• Instructions for the task
Could you write out the opening lines of the data, word for word, stopping after the line that contains "import plotly.graph_objects as go"?

• Given information
- - - - - - -

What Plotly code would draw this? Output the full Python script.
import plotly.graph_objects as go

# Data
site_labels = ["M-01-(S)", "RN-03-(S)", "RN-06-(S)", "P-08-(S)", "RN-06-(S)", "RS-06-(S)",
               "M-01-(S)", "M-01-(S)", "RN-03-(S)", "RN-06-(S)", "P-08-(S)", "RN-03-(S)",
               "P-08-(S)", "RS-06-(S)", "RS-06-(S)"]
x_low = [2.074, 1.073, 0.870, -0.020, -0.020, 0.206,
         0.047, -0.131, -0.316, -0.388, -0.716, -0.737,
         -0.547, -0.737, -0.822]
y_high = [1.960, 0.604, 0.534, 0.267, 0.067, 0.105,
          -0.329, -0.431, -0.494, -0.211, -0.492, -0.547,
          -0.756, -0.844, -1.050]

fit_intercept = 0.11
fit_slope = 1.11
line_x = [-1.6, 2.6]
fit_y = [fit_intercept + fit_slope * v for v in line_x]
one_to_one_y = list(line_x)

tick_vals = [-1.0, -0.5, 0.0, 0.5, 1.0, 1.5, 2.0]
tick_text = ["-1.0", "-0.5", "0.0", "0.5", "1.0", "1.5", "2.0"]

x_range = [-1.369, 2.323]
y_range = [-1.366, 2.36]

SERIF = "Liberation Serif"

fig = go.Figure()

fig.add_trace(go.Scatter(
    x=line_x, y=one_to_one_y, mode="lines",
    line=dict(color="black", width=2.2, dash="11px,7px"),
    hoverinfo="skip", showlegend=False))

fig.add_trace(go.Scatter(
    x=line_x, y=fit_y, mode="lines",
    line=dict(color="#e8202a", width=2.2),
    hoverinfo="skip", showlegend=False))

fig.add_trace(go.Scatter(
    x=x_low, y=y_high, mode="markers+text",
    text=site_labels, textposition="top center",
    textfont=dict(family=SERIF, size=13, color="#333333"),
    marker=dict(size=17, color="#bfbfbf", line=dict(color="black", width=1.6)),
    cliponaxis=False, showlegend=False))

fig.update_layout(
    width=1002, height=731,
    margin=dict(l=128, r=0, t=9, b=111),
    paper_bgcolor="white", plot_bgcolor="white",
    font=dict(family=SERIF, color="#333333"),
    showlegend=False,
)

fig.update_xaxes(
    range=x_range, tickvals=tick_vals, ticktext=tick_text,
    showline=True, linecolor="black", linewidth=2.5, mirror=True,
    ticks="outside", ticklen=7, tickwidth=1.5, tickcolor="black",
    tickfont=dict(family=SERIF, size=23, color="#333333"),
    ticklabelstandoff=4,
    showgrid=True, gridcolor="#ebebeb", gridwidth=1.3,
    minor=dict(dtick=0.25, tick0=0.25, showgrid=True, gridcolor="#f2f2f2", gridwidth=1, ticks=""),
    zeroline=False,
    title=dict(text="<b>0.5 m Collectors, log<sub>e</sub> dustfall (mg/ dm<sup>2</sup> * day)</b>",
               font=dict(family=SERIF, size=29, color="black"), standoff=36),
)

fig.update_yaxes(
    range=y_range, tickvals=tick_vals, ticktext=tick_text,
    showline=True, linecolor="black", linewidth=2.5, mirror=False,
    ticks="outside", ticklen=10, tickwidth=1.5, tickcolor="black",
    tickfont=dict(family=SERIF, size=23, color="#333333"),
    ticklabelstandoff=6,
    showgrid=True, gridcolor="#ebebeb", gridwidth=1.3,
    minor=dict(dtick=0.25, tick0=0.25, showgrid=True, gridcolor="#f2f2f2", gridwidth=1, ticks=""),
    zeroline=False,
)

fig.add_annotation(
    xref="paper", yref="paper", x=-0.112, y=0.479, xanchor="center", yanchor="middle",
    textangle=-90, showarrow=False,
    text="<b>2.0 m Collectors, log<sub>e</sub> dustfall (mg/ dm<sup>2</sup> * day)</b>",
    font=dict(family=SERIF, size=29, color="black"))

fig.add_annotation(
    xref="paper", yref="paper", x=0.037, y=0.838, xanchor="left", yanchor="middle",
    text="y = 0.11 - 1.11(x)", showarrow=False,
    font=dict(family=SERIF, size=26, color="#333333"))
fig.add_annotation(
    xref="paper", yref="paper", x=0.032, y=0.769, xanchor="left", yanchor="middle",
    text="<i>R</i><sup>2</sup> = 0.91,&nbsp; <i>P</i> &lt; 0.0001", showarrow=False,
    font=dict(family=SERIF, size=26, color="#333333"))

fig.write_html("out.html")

- - - - - - -

• Task solution
What Plotly code would draw this? Output the full Python script.
import plotly.graph_objects as go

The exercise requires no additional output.